The law became effective July 1, and Judge-Executive Randy Stevens said the court had to address the issue now, as next pay period will be the first to fall under the new pay rules.
Stevens told the magistrates that of the six ambulance service employees, four earn $7.24 per hour and would require a one-cent-per-hour increase; one employee is earning $6.97 per hour, and would require a 28-cent increase; and the lowest-paid employee earns $6.76 per hour and would require a 49-cent boost to be compliant.
The discrepancies in pay, he said, mostly are attributed to length of employment, Stevens said.

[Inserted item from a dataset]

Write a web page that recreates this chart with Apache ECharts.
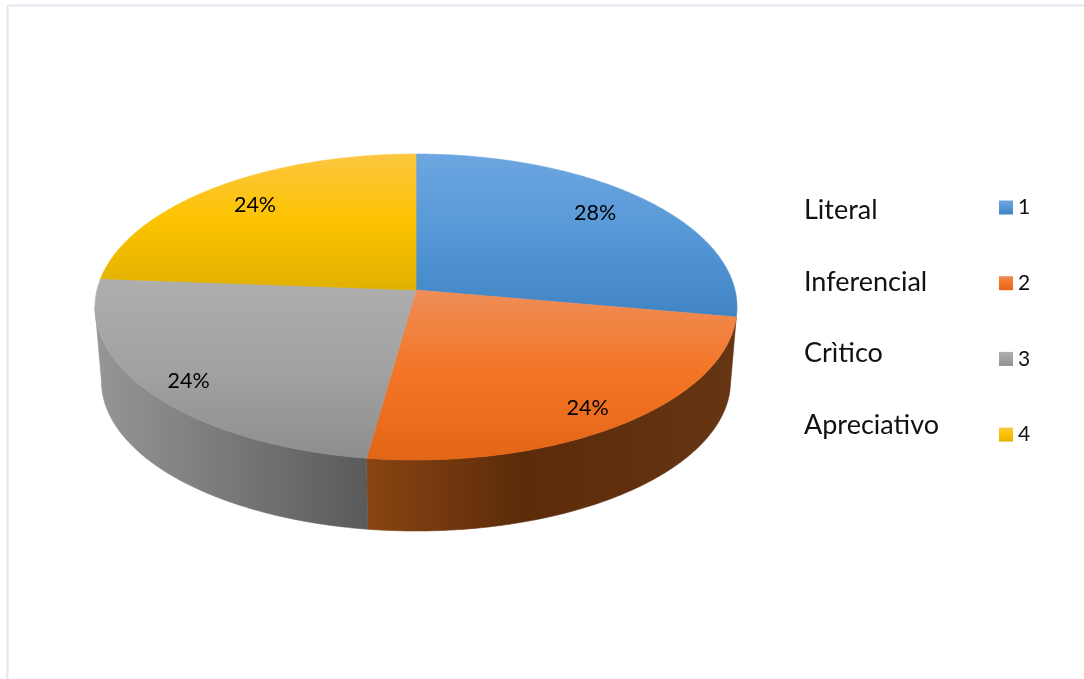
<!DOCTYPE html>
<html>
<head>
<meta charset="utf-8">
<style>html,body{margin:0;padding:0;background:#fff}#c{width:1084px;height:679px}</style>
<script src="https://cdn.jsdelivr.net/npm/echarts@6/dist/echarts.min.js"></script>
</head>
<body>
<div id="c"></div>
<script>
const seriesNames = ['1', '2', '3', '4'];
const categories = ['Literal', 'Inferencial', 'Crìtico', 'Apreciativo'];
const values = [27.8, 24.4, 24.0, 23.8];

const FONT = 'Lato, "Open Sans", sans-serif';
const total = values.reduce((a, b) => a + b, 0);

// Perspective view of the disc (layout only, slice angles come from values).
const VIEW = { cx: 416, apexY: 290, r: 319, b: 151.1, k: 1 / 9 };
const BASE = { cx: 416, apexY: 364.5, r: 312.6, b: 148, k: 1 / 9 };
const SILHOUETTE_END = 263.6;

function project(view, deg, radius) {
  const t = deg * Math.PI / 180;
  const u = Math.sin(t) * radius, v = -Math.cos(t) * radius;
  const d = 1 - view.k * v;
  return [view.cx + view.r * u / d, view.apexY + view.b * v / d];
}
function arc(view, from, to) {
  const pts = [], n = Math.max(2, Math.ceil((to - from) * 2));
  for (let i = 0; i <= n; i++) pts.push(project(view, from + (to - from) * i / n, 1));
  return pts;
}
const lg = (stops, x2, y2) => new echarts.graphic.LinearGradient(0, 0, x2, y2,
  stops.map(s => ({ offset: s[0], color: s[1] })));

const topFill = [
  [[0, '#6ca6e0'], [0.5, '#5698d6'], [1, '#4084c4']],
  [[0, '#ee8e58'], [0.5, '#f37424'], [1, '#e36616']],
  [[0, '#aeaeae'], [0.5, '#a2a2a2'], [1, '#8e8e8e']],
  [[0, '#fcc640'], [0.5, '#fdc300'], [1, '#e0b000']]
];
const wallFill = [
  null,
  [[0, '#8a4512'], [0.42, '#5b2b0a'], [1, '#663514']],
  [[0, '#969696'], [1, '#5a5a5a']],
  null
];
const labelRadius = [0.8, 0.85, 0.85, 0.79];
const labelNudge = [[-6, -3], [-1, 6], [-3, 5], [0, -3]];

function renderSlice(index) {
  return function (params, api) {
    const value = api.value(0);
    const before = values.slice(0, index).reduce((a, b) => a + b, 0);
    const start = before / total * 360, end = (before + value) / total * 360;
    const children = [];
    if (wallFill[index]) {
      const wallEnd = Math.min(end, SILHOUETTE_END);
      const rim = arc(VIEW, start, wallEnd), base = arc(BASE, start, wallEnd).reverse();
      const wall = lg(wallFill[index], 1, 0);
      children.push({
        type: 'polygon', z2: 1,
        shape: { points: rim.concat(base) },
        style: { fill: wall, stroke: wall, lineWidth: 0.6 }
      });
    }
    const apex = [VIEW.cx, VIEW.apexY];
    const fill = lg(topFill[index], 0, 1);
    children.push({
      type: 'polygon', z2: 2,
      shape: { points: [apex].concat(arc(VIEW, start, end)) },
      style: { fill: fill, stroke: fill, lineWidth: 0.6 }
    });
    const p = project(VIEW, (start + end) / 2, labelRadius[index]);
    children.push({
      type: 'text', z2: 3,
      x: p[0] + labelNudge[index][0], y: p[1] + labelNudge[index][1],
      style: {
        text: Math.round(value / total * 100) + '%',
        fill: '#000', font: '21.5px ' + FONT, align: 'center', verticalAlign: 'middle'
      }
    });
    return { type: 'group', children: children };
  };
}

const chart = echarts.init(document.getElementById('c'), null, { renderer: 'canvas' });
chart.setOption({
  animation: false,
  backgroundColor: '#fff',
  legend: {
    orient: 'vertical', left: 999, top: 197, padding: 0,
    itemWidth: 14, itemHeight: 14, itemGap: 54.7,
    icon: 'rect', selectedMode: false,
    data: seriesNames,
    textStyle: { fontFamily: FONT, fontSize: 21, color: '#111', lineHeight: 14, padding: [0, 0, 0, 0] }
  },
  graphic: [
    { type: 'line', silent: true, shape: { x1: 7.5, y1: 5.5, x2: 1084, y2: 5.5 }, style: { stroke: '#e0e7ef', lineWidth: 2 } },
    { type: 'line', silent: true, shape: { x1: 7.5, y1: 5.5, x2: 7.5, y2: 679 }, style: { stroke: '#e0e7ef', lineWidth: 2 } }
  ].concat(categories.map((name, i) => ({
    type: 'text', left: 804, top: 197 + i * 71.6,
    style: { text: name, fill: '#111', font: '27px ' + FONT }
  }))),
  series: seriesNames.map((name, i) => ({
    type: 'custom', name: name, coordinateSystem: 'none',
    itemStyle: { color: lg(topFill[i], 0, 1) },
    data: [[values[i]]],
    renderItem: renderSlice(i)
  }))
});
</script>
</body>
</html>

But rather than bring all six employees up to the $7.25 mark, Stevens suggested to the court that the county raise all six salaries by 49 cents an hour – the amount needed to bring the lowest-paid employee’s pay into compliance with the new law.
Stevens said he didn’t believe it would be fair for the employees with less experience and less time on the job to receive the same amount of pay as employees who have been with the ambulance service longer.
“These jobs are unlike any other job. They require very special training,” Stevens said. Members of the EMS squad work one 24-hour shift at a time, with the following 48 hours off. Therefore, if they work just two shifts, they have put in 40 hours of regular time and eight hours of overtime, he explained.
Stevens said the county’s EMS has the highest turnover rate of any county department, and he doesn’t want to risk losing long-term EMS employees over the changes in the pay rates.
He also acknowledged that the measure goes against the court’s decision to forego raises to all county employees in the 2009-10 fiscal year because of the economy. The county lost about $230,000 last year in revenue when a hauler contract with the Valley View Landfill expired.
Stevens said he is hopeful that a new contract a Cincinnati-area waste hauler will restore most of that loss and enable the court to give raises to the other county employees later this year – possibly in December.
Magistrate David Scott asked if the ambulance crew could be switched from hourly to salaried employees.
Stevens said such a move would complicate scheduling for the EMS crew because each employee would earn 1.5 hours of compensation time for ever one hour of overtime. He said comp time ultimately would generate more overtime than what the employees put in now.
Scott then asked if the county could seek an exemption for the EMS employees from the federal government.
“I never thought about that,” Stevens said, adding that he would find out if such an exemption exists.
In the meantime, however, he asked the court to approve 49-cent-per-hour raises for all six EMS employees. The raises will add about $9,600 to the county budget, but Stevens said he would amend expenses to cover the additional cost.
Stevens acknowleged concern about all the other county employees who did not receive raises this year because of the economy.
“If we do this, come December we’ll see if we are able to adjust (wages) for all other county employees,” he said.
Stevens announced last month that the county is expecting a boost in revenue from the landfill from a new contract with a Cincinnati-area waste hauler.
The court approved the 49-cent raise for the entire department by a 3-0 vote. Magistrate Kirby Melvin was on vacation and unable to attend Monday’s meeting.
Magistrate Nolan Hamilton said he favored giving the larger raise to avoid hard feelings among the ambulance crew members.
“I’m a person [who likes] to keep my employees,” Hamilton said.
County attorney Perry Arnold said the move will set the annual salary for a Level 1 EMT at about $24,000.
“They still won’t be overpaid, but hopefully we won’t be overextended,” Stevens said.